=== Information provided ===
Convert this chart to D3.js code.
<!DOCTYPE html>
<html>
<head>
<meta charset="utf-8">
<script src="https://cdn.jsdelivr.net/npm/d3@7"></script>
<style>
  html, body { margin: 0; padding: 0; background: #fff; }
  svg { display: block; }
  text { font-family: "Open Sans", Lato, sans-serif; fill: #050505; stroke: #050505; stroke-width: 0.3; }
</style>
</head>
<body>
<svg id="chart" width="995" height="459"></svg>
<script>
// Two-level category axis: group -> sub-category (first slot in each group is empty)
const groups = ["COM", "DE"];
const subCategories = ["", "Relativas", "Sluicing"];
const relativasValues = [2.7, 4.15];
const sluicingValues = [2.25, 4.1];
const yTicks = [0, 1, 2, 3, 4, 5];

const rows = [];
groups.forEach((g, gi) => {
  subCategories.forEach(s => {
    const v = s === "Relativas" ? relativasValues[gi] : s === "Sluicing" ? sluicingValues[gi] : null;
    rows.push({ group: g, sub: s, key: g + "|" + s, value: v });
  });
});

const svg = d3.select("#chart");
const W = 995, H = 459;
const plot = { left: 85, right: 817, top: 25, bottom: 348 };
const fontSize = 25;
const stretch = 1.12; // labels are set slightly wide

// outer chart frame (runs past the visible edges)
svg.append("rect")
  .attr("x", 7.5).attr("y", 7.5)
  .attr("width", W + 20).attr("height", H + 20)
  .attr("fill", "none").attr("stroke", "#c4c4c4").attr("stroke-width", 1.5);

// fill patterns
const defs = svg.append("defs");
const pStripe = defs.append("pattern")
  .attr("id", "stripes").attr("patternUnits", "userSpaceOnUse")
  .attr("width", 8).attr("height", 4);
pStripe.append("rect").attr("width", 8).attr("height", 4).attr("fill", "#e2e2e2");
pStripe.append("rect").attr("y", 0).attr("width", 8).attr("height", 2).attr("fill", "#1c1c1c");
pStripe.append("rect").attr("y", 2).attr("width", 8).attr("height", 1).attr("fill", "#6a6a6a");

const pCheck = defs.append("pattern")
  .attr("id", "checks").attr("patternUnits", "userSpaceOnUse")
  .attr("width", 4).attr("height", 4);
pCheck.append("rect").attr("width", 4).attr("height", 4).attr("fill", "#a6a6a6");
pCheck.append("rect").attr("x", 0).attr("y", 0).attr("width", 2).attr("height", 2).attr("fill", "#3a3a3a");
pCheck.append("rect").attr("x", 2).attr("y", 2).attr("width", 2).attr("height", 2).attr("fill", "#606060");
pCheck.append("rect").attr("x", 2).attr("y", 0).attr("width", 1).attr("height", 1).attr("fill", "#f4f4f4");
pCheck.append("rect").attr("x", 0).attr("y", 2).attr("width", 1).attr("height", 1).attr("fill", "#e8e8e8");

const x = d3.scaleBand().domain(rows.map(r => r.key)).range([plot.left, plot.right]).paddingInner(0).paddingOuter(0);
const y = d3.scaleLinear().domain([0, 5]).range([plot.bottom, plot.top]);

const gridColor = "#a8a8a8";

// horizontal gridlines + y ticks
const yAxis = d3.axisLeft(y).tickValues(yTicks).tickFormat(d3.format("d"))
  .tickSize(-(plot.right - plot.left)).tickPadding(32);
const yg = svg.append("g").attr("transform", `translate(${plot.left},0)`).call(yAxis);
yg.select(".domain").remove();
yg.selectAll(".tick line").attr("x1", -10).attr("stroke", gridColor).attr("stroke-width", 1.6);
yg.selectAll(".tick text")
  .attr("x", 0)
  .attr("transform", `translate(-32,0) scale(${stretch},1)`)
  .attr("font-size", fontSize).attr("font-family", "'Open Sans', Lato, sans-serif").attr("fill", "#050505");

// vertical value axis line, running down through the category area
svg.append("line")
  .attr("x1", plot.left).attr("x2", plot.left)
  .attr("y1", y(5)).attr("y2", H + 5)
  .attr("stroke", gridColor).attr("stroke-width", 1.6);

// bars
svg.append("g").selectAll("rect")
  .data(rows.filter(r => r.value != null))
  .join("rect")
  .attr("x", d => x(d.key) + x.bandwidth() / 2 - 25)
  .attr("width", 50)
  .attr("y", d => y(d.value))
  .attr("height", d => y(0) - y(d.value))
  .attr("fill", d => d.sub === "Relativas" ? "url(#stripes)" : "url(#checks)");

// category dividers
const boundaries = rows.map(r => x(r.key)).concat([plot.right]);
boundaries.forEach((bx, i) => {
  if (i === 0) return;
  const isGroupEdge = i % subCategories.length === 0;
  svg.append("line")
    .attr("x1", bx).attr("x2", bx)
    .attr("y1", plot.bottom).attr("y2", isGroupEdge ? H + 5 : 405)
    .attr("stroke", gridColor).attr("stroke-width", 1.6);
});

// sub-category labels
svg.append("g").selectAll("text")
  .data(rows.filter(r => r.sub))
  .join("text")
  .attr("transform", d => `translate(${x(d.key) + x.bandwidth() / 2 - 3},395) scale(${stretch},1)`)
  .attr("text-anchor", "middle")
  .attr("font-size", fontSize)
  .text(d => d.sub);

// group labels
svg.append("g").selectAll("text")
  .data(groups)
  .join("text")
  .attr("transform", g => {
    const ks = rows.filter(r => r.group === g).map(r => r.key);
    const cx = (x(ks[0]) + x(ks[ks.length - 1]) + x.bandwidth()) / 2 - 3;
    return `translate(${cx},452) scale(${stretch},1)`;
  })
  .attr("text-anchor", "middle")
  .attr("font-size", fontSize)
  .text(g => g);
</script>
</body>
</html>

=== Task to complete ===
Pick out every line of the listing containing the word "chart", and show those lines.

=== Result ===
Convert this chart to D3.js code.
<svg id="chart" width="995" height="459"></svg>
const svg = d3.select("#chart");
// outer chart frame (runs past the visible edges)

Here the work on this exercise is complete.